3. Somut uyuşmazlıkta davalı işverence işyerinde çalışan işçilere indirimli araç satışı uygulaması yapıldığı, söz konusu indirimli araç satışı imkânından faydalanan işçilerden indirimli araç alma hakkının üçüncü kişilere menfaat sağlamak için kullanılmaması veya bir yıl dolmadan alınan aracın üçüncü kişiye satılmamasına yönelik yazılı taahhütname alındığı, uyuşmazlık konusu dosyalarda davacı işçilerin bu taahhüde aykırı davrandıklarının tespit edilmesi üzerine işverence sözleşmeye aykırı davrandıkları, doğruluk ve bağlılığa uymayan eylemde bulundukları gerekçesi ile iş sözleşmelerinin feshedildiği anlaşılmaktadır. Ancak davacı işçilerin imzaladığı taahhütnamede; işçinin taahhüde aykırı davranmasının yaptırımının da düzenlendiği, söz konusu düzenleme uyarınca taahhüde aykırı davranılması hâlinde işçinin topluluk indirimi uygulaması kapsamından çıkarılacağı ve bir daha topluluk indiriminden faydalanamayacağı hususu kararlaştırılmıştır. Bu hâlde davalı işverence topluluk indirimi taahhütnamesine aykırı eylemde bulunan davacı işçinin iş sözleşmesinin geçerli nedenle feshedildiğinin kabul edilmesi isabetli değildir.
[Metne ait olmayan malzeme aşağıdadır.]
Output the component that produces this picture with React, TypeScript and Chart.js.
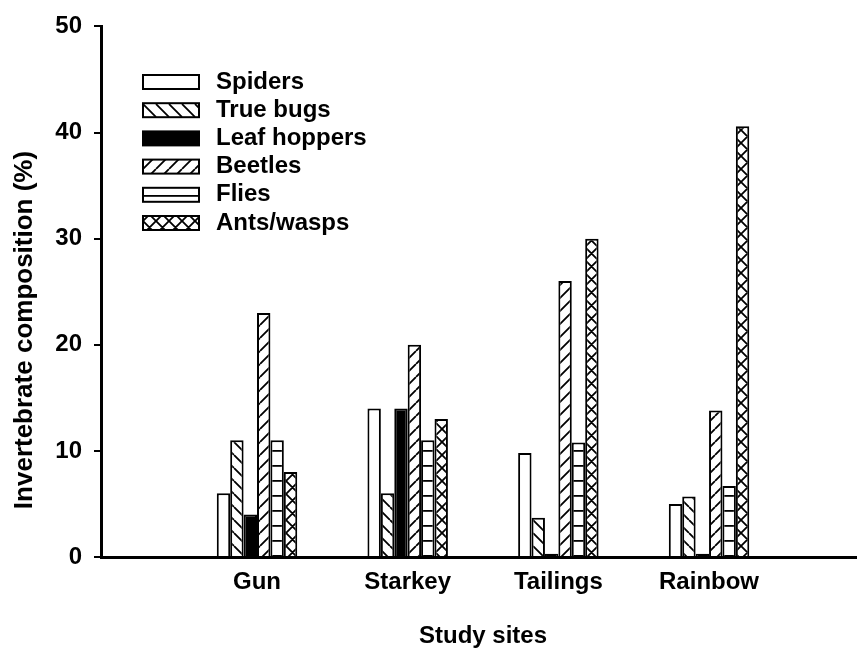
import React, { useEffect, useRef } from 'react';
import { Chart, registerables } from 'chart.js';

Chart.register(...registerables);

const sites = ['Gun', 'Starkey', 'Tailings', 'Rainbow'];
const seriesNames = ['Spiders', 'True bugs', 'Leaf hoppers', 'Beetles', 'Flies', 'Ants/wasps'];
const spiders = [6, 14, 9.8, 5.0];
const trueBugs = [11, 6, 3.7, 5.7];
const leafHoppers = [4, 14, 0.3, 0.3];
const beetles = [23, 20, 26, 13.8];
const flies = [11, 11, 10.8, 6.7];
const antsWasps = [8, 13, 30, 40.6];
const yTicks = [0, 10, 20, 30, 40, 50];
const yTitle = 'Invertebrate composition (%)';
const xTitle = 'Study sites';

const FONT = '"Liberation Sans", Arial, Helvetica, sans-serif';
const W = 857;
const H = 652;

type Kind = 'open' | 'back' | 'solid' | 'fwd' | 'horiz' | 'cross';
const kinds: Kind[] = ['open', 'back', 'solid', 'fwd', 'horiz', 'cross'];

function makeFill(kind: Kind): string | CanvasPattern {
  if (kind === 'open') return '#ffffff';
  if (kind === 'solid') return '#000000';
  const p = 13;
  const c = document.createElement('canvas');
  c.width = p;
  c.height = kind === 'horiz' ? 15 : p;
  const g = c.getContext('2d')!;
  g.fillStyle = '#fff';
  g.fillRect(0, 0, c.width, c.height);
  g.strokeStyle = '#000';
  g.lineWidth = 1.8;
  g.beginPath();
  if (kind === 'horiz') {
    g.moveTo(0, 0.9);
    g.lineTo(p, 0.9);
  }
  if (kind === 'back' || kind === 'cross') {
    for (const x0 of [-p, 0, p]) {
      g.moveTo(x0, 0);
      g.lineTo(x0 + p, p);
    }
  }
  if (kind === 'fwd' || kind === 'cross') {
    for (const x0 of [-p, 0, p]) {
      g.moveTo(x0, p);
      g.lineTo(x0 + p, 0);
    }
  }
  g.stroke();
  return g.createPattern(c, 'repeat') as CanvasPattern;
}

export default function App() {
  const ref = useRef<HTMLCanvasElement | null>(null);

  useEffect(() => {
    document.body.style.margin = '0';
    document.body.style.overflow = 'hidden';
    const canvas = ref.current;
    if (!canvas) return;
    const values = [spiders, trueBugs, leafHoppers, beetles, flies, antsWasps];
    const fills = kinds.map(makeFill);

    const textPlugin = {
      id: 'customText',
      afterDraw(chart: any) {
        const ctx = chart.ctx as CanvasRenderingContext2D;
        ctx.save();
        ctx.fillStyle = '#000';
        ctx.font = `bold 26px ${FONT}`;
        ctx.textAlign = 'center';
        ctx.textBaseline = 'middle';
        ctx.translate(25, 330);
        ctx.rotate(-Math.PI / 2);
        ctx.fillText(yTitle, 0, 0);
        ctx.restore();
        ctx.save();
        ctx.fillStyle = '#000';
        ctx.font = `bold 24px ${FONT}`;
        ctx.textAlign = 'center';
        ctx.textBaseline = 'middle';
        ctx.fillText(xTitle, 483, 636);
        ctx.restore();
        ctx.save();
        ctx.font = `bold 24px ${FONT}`;
        ctx.textAlign = 'left';
        ctx.textBaseline = 'middle';
        seriesNames.forEach((name, k) => {
          const cy = 82 + k * 28.2;
          ctx.fillStyle = fills[k] as any;
          ctx.fillRect(143, cy - 7, 56, 14);
          ctx.strokeStyle = '#000';
          ctx.lineWidth = 2;
          ctx.strokeRect(143, cy - 7, 56, 14);
          ctx.fillStyle = '#000';
          ctx.fillText(name, 216, cy);
        });
        ctx.restore();
      },
    };

    const chart = new Chart(canvas, {
      type: 'bar',
      data: {
        datasets: seriesNames.map((name, k) => ({
          label: name,
          data: values[k].map((v, i) => ({ x: i + 1, y: v })),
          backgroundColor: fills[k] as any,
          borderColor: '#000',
          borderWidth: 2,
          barPercentage: 1,
          categoryPercentage: 0.534,
        })),
      },
      options: {
        responsive: false,
        animation: false,
        layout: { padding: { top: 24, right: 0, bottom: 0, left: 0 } },
        plugins: {
          legend: { display: false },
          tooltip: { enabled: false },
          title: { display: false },
        },
        scales: {
          x: {
            type: 'linear',
            offset: false,
            min: -0.0354,
            max: 4.982,
            grid: { display: false, drawTicks: false, offset: false },
            border: { display: true, width: 3, color: '#000' },
            afterBuildTicks: (axis: any) => {
              axis.ticks = sites.map((_, i) => ({ value: i + 1 }));
            },
            afterFit: (s: any) => {
              s.height = 95;
            },
            ticks: {
              autoSkip: false,
              maxRotation: 0,
              padding: 11,
              color: '#000',
              font: { family: FONT, size: 24, weight: 'bold' },
              callback: (v: any) => sites[Number(v) - 1] ?? '',
            },
          },
          y: {
            type: 'linear',
            min: 0,
            max: 50,
            afterBuildTicks: (axis: any) => {
              axis.ticks = yTicks.map((v) => ({ value: v }));
            },
            afterFit: (s: any) => {
              s.width = 101;
            },
            grid: {
              display: true,
              drawOnChartArea: false,
              drawTicks: true,
              tickLength: 7,
              lineWidth: 2,
              color: '#000',
            },
            border: { display: true, width: 3, color: '#000' },
            ticks: {
              padding: 12,
              color: '#000',
              font: { family: FONT, size: 24, weight: 'bold' },
            },
          },
        },
      } as any,
      plugins: [textPlugin],
    });
    return () => chart.destroy();
  }, []);

  return (
    <div style={{ width: W, height: H, position: 'relative' }}>
      <canvas ref={ref} width={W} height={H} style={{ display: 'block' }} />
    </div>
  );
}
4. Bu açıklamalara göre başvurusu konusu Bölge Adliye Mahkemesi kararları arasındaki uyuşmazlığın, davacının iş sözleşmesinin feshinin geçerli nedene dayanmadığına dair İstanbul Bölge Adliye Mahkemesi 24. Hukuk Dairesinin 29.06.2022 tarihli kararları doğrultusunda giderilmesi gerektiği sonucuna varılmıştır.
V. SONUÇ
1. Uyuşmazlığın, davacının iş sözleşmesinin feshinin geçerli nedene dayanmadığı yönündeki İstanbul Bölge Adliye Mahkemesi 24. Hukuk Dairesi kararları doğrultusunda giderilmesine,
2. Dosyanın talepte bulunan İstanbul Bölge Adliye Mahkemesi Hukuk Daireleri Başkanlar Kuruluna gönderilmesine,
3. Karardan bir örneğin Bölge Adliye Mahkemelerinin hukuk dairelerine bildirilmesi için Hâkimler ve Savcılar Kurulu Genel Sekreterliğine gönderilmesine,
13.12.2022 tarihinde oy birliğiyle kesin olarak karar verildi.